En réponse, les architectes rappellent, en premier lieu, que le collège expertal dont la mise en place a nécessité plusieurs procédures de leur part, en l'état de la résistance opposée par leur contradicteur, a reçu une mission très détaillée du Tribunal qui a en outre soumis le déroulement de l'expertise aux dispositions légales prévues en matière d'expertise judiciaire.

Ils relèvent, en deuxième lieu, que l'État n'a formulé aucune réserve en cours d'expertise sur le déroulement des opérations.

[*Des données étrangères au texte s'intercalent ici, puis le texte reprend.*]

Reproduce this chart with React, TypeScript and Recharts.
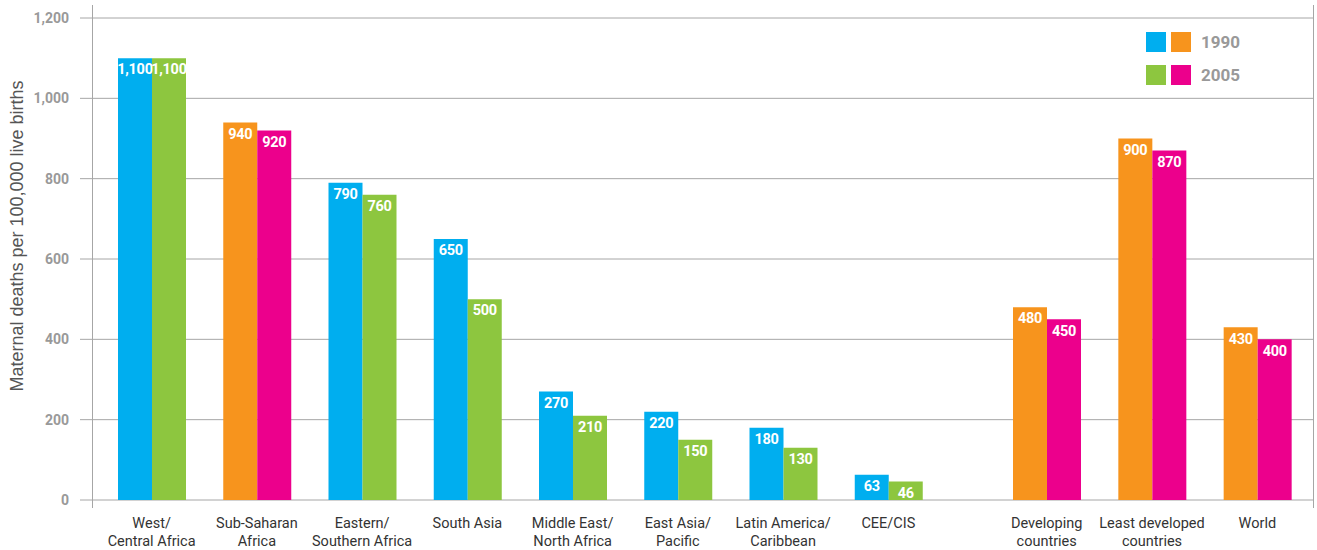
import React from "react";
import { BarChart, Bar, XAxis, YAxis, CartesianGrid, LabelList, Cell } from "recharts";

// Maternal mortality ratio, deaths per 100,000 live births
const regionNames = [
  "West/\nCentral Africa",
  "Sub-Saharan\nAfrica",
  "Eastern/\nSouthern Africa",
  "South Asia",
  "Middle East/\nNorth Africa",
  "East Asia/\nPacific",
  "Latin America/\nCaribbean",
  "CEE/CIS",
];
const region1990 = [1100, 940, 790, 650, 270, 220, 180, 63];
const region2005 = [1100, 920, 760, 500, 210, 150, 130, 46];

const summaryNames = ["Developing\ncountries", "Least developed\ncountries", "World"];
const summary1990 = [480, 900, 430];
const summary2005 = [450, 870, 400];

// Sub-Saharan Africa is itself an aggregate, so it takes the aggregate colours
const aggregateRegions = ["Sub-Saharan\nAfrica"];

const yTicks = [0, 200, 400, 600, 800, 1000, 1200];

const BLUE = "#00aeef";
const GREEN = "#8dc63f";
const ORANGE = "#f7941d";
const MAGENTA = "#ec008c";
const GRID = "#a6a6a6";
const FONT = "Roboto, 'Liberation Sans', Arial, sans-serif";

const regionData = regionNames.map((name, i) => ({ name, y1990: region1990[i], y2005: region2005[i] }));
const summaryData = summaryNames.map((name, i) => ({ name, y1990: summary1990[i], y2005: summary2005[i] }));

const fmt = (v: any) => Number(v).toLocaleString("en-US");

const valueLabel = {
  position: "insideTop" as const,
  offset: 6,
  fill: "#ffffff",
  fontSize: 14.5,
  fontWeight: 700,
  fontFamily: FONT,
  letterSpacing: -0.3,
  formatter: fmt,
};

function CategoryTick({ x, y, payload }: any) {
  const lines = String(payload.value).split("\n");
  return (
    <text x={x} y={y + 20} textAnchor="middle" fill="#333" fontSize={14.5} fontFamily={FONT}>
      {lines.map((l, i) => (
        <tspan key={i} x={x} dy={i === 0 ? 0 : 18}>
          {l}
        </tspan>
      ))}
    </text>
  );
}

function AxisTitle({ viewBox }: any) {
  const x = viewBox.x + 23;
  const y = viewBox.y + viewBox.height / 2 - 23;
  return (
    <text
      x={x}
      y={y}
      transform={`rotate(-90, ${x}, ${y})`}
      textAnchor="middle"
      fill="#555"
      fontSize={18}
      fontFamily="'Liberation Sans', Arial, sans-serif"
    >
      Maternal deaths per 100,000 live births
    </text>
  );
}

const legendRows = [
  { label: "1990", colors: [BLUE, ORANGE] },
  { label: "2005", colors: [GREEN, MAGENTA] },
];

function YearLegend() {
  return (
    <div style={{ position: "absolute", left: 1146, top: 32, fontFamily: FONT }}>
      {legendRows.map((row) => (
        <div key={row.label} style={{ display: "flex", alignItems: "center", height: 20, marginBottom: 13 }}>
          {row.colors.map((c) => (
            <span key={c} style={{ width: 20, height: 20, background: c, marginRight: 5, display: "inline-block" }} />
          ))}
          <span style={{ marginLeft: 5, fontSize: 17, fontWeight: 700, color: "#999" }}>{row.label}</span>
        </div>
      ))}
    </div>
  );
}

const frameLine = (left: number): React.CSSProperties => ({
  position: "absolute",
  left,
  top: 5,
  width: 1,
  height: 503,
  background: GRID,
});

export default function App() {
  const regionFill = (name: string, year: "1990" | "2005") => {
    const agg = aggregateRegions.includes(name);
    if (year === "1990") return agg ? ORANGE : BLUE;
    return agg ? MAGENTA : GREEN;
  };

  return (
    <div style={{ position: "absolute", left: 0, top: 0, width: 1317, height: 550, background: "#fff" }}>
      <div style={{ position: "absolute", left: 0, top: 0 }}>
        <BarChart width={967} height={550} data={regionData} margin={{ top: 18, right: 0, bottom: 0, left: 0 }} barGap={0} barSize={34}>
          <CartesianGrid vertical={false} stroke={GRID} />
          <XAxis
            dataKey="name"
            height={50}
            axisLine={false}
            tickLine={false}
            interval={0}
            padding={{ left: 7, right: 26 }}
            tick={<CategoryTick />}
          />
          <YAxis
            width={92}
            domain={[0, 1200]}
            ticks={yTicks}
            axisLine={false}
            tickSize={12}
            tickMargin={11}
            tickLine={{ stroke: GRID }}
            tickFormatter={fmt}
            tick={{ fill: "#999", fontSize: 14, fontWeight: 700, fontFamily: FONT }}
            label={<AxisTitle />}
          />
          <Bar dataKey="y1990" name="1990" isAnimationActive={false}>
            {regionData.map((d) => (
              <Cell key={d.name} fill={regionFill(d.name, "1990")} />
            ))}
            <LabelList dataKey="y1990" {...valueLabel} />
          </Bar>
          <Bar dataKey="y2005" name="2005" isAnimationActive={false}>
            {regionData.map((d) => (
              <Cell key={d.name} fill={regionFill(d.name, "2005")} />
            ))}
            <LabelList dataKey="y2005" {...valueLabel} />
          </Bar>
        </BarChart>
      </div>
      <div style={{ position: "absolute", left: 967, top: 0 }}>
        <BarChart width={350} height={550} data={summaryData} margin={{ top: 18, right: 4, bottom: 0, left: 0 }} barGap={0} barSize={34}>
          <CartesianGrid vertical={false} stroke={GRID} />
          <XAxis
            dataKey="name"
            height={50}
            axisLine={false}
            tickLine={false}
            interval={0}
            padding={{ left: 27, right: 3 }}
            tick={<CategoryTick />}
          />
          <YAxis hide domain={[0, 1200]} ticks={yTicks} />
          <Bar dataKey="y1990" name="1990" fill={ORANGE} isAnimationActive={false}>
            <LabelList dataKey="y1990" {...valueLabel} />
          </Bar>
          <Bar dataKey="y2005" name="2005" fill={MAGENTA} isAnimationActive={false}>
            <LabelList dataKey="y2005" {...valueLabel} />
          </Bar>
        </BarChart>
      </div>
      <YearLegend />
      <div style={frameLine(92)} />
      <div style={frameLine(1313)} />
    </div>
  );
}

Ils font valoir, en troisième lieu, que l'expertise n'avait pas le caractère d'un arbitrage et que la tentative de conciliation prévue à la mission se retrouve dans toutes les expertises judiciaires ordonnées par les juridictions de la Principauté.

Ils sollicitent, en quatrième lieu, la confirmation du jugement déféré sur le principe de la résiliation abusive du contrat par l'État.

Ils relèvent, en cinquième lieu, que l'État n'a pas respecté le délai contractuel de résiliation de 10 jours prévu à l'annexe du contrat.

Ils estiment, en sixième lieu, que les experts ont parfaitement analysé les faits et ont répondu sur tous les points invoqués par l'État de Monaco (études des fondations, retard du dossier de consultation des entreprises, études de structure, retard dans l'exécution des obligations contractuelles, remise des documents conformes au contrat).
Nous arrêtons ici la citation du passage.